Читаем Над краем кратера полностью

– Данька, не в службу, а в дружбу, узнаешь, где она, может и телефон, не ленись, звякни мне. У меня через пару недель в комнате будет телефон. Я сообщу тебе номер.

– Ух, ты. За что тебе такая честь?

– Тут диссертанты вообще в чести.

– Обогнал ты нас всех.

– Ну, бывай.

Я долго фланировал по улицам под дождем, переваривая сказанное Данькой. Опоздал на вечеринку, которую устроили в доме одного аспиранта. Естественно, заставили выпить «штрафную». Теперь я был на выпивку мастак. Рядом со мной сидела симпатичная девица, уже «теплая». Тем не менее, мы с ней разговорились на геологические темы. Со стороны это должно быть довольно смешно, когда женщина и мужчина, явно изучающие друг друга, как говорится, на предмет влечения, прикрывают это научными рассуждениями.

По-моему, парень, сидевший от нее по другую сторону стола, был с ней. Но он уж очень сильно набрался, напоминая мне меня самого, когда я не вязал лыка. И когда я, узнав, что она уроженка Ленинграда, шепнул, что готов ее провести домой, она немедленно согласилась.

Грустно признаться, но мне всегда везло на короткие связи. По дороге, в каком-то подъезда мы начали целоваться. Лица наши и волосы были мокрыми от дождя. Несколько раз безуспешно пытался узнать ее имя. Она была не настолько пьяна, чтобы сразу пустить меня к себе, хотя я был достаточно настойчив. Наконец уступила в одном: назвала свое имя:

– Настасья.

Я не очень был уверен, что она говорит правду, и сказал:

– Тогда я – князь Мышкин.

Раз уж разговор принял такое направление, мы условились завтра после работы пойти в музей Достоевского. И вообще, она немного покажет мне город. Мы поцеловались на прощание, и я неожиданно близко увидел её глаза: радужная оболочка настолько была светла, как будто глаза другого бесплотного существа проглядывали сквозь нее, и тяготили его навязанные ему волосы, тело, платье. В самой этой чертовщине, быть может, связанной с упоминанием имени Достоевского, было что-то странное и тревожное.

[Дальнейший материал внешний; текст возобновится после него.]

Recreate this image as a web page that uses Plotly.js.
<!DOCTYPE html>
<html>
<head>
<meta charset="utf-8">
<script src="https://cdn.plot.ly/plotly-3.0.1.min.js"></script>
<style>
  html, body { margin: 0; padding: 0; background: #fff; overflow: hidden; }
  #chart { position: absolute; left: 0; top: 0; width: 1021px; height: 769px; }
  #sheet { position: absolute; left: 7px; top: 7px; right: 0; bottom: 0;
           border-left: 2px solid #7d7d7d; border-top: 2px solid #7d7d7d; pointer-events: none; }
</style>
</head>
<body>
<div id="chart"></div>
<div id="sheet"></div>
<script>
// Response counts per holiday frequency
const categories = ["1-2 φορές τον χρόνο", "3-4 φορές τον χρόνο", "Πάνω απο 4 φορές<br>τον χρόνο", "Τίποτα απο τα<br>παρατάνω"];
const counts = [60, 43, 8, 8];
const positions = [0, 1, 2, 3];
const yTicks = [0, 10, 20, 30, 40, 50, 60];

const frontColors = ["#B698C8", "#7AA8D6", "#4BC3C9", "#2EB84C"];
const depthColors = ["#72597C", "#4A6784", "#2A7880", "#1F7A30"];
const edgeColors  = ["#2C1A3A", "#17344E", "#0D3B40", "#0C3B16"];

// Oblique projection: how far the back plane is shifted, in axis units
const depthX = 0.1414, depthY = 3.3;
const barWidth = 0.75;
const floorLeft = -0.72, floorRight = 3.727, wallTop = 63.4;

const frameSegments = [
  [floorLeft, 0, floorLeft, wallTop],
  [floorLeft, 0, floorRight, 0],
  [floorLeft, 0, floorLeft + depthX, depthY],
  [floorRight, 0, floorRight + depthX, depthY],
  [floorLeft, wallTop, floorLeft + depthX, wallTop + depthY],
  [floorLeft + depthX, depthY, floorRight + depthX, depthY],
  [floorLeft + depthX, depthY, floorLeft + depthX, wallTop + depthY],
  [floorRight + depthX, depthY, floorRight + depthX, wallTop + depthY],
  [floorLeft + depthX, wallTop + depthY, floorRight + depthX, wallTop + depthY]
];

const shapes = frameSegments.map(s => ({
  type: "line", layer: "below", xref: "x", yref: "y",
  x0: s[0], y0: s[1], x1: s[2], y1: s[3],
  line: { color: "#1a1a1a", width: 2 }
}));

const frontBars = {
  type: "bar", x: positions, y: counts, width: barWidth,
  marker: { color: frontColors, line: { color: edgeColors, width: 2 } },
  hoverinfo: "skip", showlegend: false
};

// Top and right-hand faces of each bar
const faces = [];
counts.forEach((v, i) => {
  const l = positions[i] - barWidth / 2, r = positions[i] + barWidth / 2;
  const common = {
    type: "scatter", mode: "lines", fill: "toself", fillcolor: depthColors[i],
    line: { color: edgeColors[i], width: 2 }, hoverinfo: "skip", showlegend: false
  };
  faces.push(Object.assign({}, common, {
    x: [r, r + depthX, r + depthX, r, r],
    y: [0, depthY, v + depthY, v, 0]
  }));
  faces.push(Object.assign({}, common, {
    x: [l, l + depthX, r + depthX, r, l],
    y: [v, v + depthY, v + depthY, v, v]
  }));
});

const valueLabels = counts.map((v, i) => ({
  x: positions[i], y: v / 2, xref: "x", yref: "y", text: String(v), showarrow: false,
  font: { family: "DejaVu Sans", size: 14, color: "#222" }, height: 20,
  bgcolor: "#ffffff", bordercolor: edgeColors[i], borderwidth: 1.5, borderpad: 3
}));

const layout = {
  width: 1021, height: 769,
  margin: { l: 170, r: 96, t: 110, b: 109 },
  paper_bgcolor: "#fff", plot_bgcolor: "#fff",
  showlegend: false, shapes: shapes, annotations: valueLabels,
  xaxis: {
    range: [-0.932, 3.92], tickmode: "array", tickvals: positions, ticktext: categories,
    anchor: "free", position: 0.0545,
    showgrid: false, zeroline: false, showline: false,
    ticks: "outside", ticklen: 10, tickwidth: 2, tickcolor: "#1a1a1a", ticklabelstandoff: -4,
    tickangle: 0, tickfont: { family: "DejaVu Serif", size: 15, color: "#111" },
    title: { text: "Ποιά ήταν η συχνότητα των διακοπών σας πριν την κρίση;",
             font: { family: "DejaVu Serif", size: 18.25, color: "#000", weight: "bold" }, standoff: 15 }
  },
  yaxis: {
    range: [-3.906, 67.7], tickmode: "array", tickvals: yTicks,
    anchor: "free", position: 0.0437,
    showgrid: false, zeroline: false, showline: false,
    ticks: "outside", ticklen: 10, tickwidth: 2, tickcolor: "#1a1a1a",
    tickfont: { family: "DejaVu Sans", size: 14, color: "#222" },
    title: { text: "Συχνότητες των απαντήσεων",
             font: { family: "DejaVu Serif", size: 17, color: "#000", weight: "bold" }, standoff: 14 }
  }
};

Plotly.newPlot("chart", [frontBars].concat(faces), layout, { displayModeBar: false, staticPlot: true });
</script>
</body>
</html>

И снова, подобно мне, натыкаясь на стены, впритирку ко мне, обливаясь мелким дождем и обволакиваясь сыростью, брел, как потерянный июльский вечер. Небо плотно клубилось, и невесть откуда вдоль улиц сочился сизый свет, полузабытое воспоминание о закате. И от этого всё вокруг – дома, набережные каналов, решетки, деревья – жили, подрагивая, перемещались вялыми неверными тенями, как будто тоже себя теряли и, бессильно печалясь, вынуждены были удовлетвориться смещенной бледной своей копией.

Следующий день был лабораторным. Работа с микроскопом весьма утомляет, потому перерывы были частыми. Как только она выходила покурить, в коридоре возникал ее вчерашний сосед и что-то ей возбужденно втолковывал. На меня она даже не смотрела. Но в какой-то миг, когда я выходил в коридор, она с удивительной ловкостью сунула мне записку в карман. Будет ждать у музея Достоевского в три часа. Занятия мы кончали в час. Тайная переписка продолжалась. Я написал: «Встреча в кафе, у Пяти углов. Немедленно», проходя мимо нее, подложил записку под стопку бумаг на ее столике и покинул занятия раньше времени, ни на что не надеясь.

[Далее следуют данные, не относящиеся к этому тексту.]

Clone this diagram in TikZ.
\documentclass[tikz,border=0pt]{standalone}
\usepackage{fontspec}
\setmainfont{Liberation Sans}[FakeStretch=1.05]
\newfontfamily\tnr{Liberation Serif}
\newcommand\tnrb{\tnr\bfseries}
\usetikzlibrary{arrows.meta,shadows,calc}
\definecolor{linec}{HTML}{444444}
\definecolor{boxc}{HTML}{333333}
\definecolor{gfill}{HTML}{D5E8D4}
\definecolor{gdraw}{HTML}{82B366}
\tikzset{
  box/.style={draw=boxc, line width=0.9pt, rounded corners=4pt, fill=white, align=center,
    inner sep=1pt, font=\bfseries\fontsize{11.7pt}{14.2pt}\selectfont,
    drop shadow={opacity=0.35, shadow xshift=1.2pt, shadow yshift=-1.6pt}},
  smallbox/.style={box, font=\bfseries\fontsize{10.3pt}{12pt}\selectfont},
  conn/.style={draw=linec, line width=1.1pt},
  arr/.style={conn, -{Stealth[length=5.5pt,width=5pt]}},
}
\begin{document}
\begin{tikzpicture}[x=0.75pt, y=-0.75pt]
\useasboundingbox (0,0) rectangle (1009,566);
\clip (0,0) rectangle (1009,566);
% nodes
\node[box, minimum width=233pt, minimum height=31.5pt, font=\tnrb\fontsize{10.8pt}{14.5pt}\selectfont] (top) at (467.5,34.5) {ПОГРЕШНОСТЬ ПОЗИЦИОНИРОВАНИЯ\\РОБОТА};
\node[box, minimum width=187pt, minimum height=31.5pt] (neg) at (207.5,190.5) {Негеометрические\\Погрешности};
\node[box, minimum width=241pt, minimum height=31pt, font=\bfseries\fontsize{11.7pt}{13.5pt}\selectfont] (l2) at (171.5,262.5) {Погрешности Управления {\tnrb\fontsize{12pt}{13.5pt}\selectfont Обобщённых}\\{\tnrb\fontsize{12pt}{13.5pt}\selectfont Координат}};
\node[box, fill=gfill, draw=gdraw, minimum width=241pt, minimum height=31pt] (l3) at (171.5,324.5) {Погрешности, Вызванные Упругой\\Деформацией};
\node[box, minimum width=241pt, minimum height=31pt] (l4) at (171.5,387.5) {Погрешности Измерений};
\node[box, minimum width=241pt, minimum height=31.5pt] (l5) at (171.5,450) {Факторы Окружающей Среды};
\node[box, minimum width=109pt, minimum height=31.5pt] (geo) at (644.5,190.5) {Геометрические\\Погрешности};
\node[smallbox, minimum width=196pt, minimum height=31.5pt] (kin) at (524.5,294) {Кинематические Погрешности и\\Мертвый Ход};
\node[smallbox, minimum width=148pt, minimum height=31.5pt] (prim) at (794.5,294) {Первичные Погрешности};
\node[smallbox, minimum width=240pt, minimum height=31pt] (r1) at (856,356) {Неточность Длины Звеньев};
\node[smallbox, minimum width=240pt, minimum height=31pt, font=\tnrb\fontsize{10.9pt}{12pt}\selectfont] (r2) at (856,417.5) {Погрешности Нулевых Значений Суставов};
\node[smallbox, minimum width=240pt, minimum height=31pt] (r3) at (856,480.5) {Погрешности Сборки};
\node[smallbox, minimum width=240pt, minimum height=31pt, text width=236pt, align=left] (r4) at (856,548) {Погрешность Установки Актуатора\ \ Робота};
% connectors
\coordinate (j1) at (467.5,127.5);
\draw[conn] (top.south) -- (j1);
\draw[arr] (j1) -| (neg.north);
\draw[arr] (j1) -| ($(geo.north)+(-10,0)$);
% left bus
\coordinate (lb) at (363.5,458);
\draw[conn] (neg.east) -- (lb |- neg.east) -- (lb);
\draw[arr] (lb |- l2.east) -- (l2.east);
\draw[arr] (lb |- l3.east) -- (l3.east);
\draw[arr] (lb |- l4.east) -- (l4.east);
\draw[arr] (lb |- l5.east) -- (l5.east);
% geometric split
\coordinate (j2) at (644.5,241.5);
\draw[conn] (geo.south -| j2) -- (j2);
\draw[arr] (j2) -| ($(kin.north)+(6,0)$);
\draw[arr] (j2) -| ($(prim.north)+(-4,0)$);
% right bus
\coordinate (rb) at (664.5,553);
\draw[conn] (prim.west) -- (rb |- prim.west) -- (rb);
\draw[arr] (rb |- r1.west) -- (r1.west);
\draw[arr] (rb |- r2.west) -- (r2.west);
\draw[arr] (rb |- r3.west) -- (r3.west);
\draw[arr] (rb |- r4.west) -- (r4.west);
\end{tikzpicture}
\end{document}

Как ни странно, она оказалась около кафе раньше меня. Вот оно, преимущество старожила, знающего более короткие пути к любому месту. Кафе бросало на влажный асфальт под ноги прохожим навязчивые, заигрывающие яркие прямоугольники окон. В кафе было тепло и даже чуть парно, как зимой. Пахло чаем, лимоном, влажным тестом, и электрический свет был настолько ярок, что посетители в дальнем конце зала казались сидящими рядом с нами.

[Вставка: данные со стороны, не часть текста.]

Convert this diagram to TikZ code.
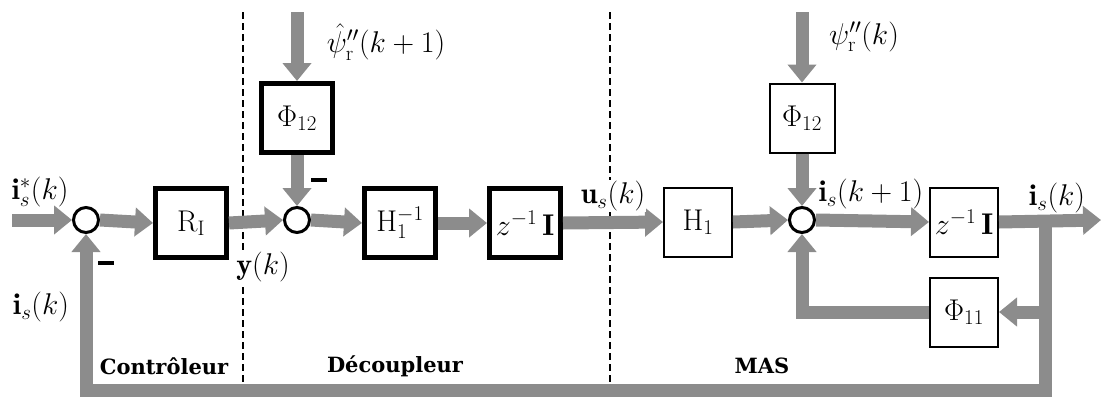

Заказывая блюда, поправляя скатерть, потирая подбородок, я между всем этим в любую возникшую щелку с лисьей хитростью старался приглядеться к новой знакомой. И с каждым новым удачно брошенным взглядом чувствовал, что робею все больше. Не верилось, что только вчера мы с ней целовались в подъезде. В этом почти глумящемся над посетителями вульгарно-ярком свете, на котором все казались беззащитными, рядом со мной сидело существо, имело ко мне какое-то, пусть весьма слабое, отношение, но с каждым взглядом как будто отдалялось, смотрело издалека. И в этой отдалённости отсутствовало всё окружающее, а обо мне – ни намека.

Глядя на нее, я изо всех сил пытался сопротивляться уже знакомому для меня втягиванию в омут подступающего к горлу обожания в смеси с постыдным уничижением перед женским полом. Только что-то очень рано возникло во мне это чувство.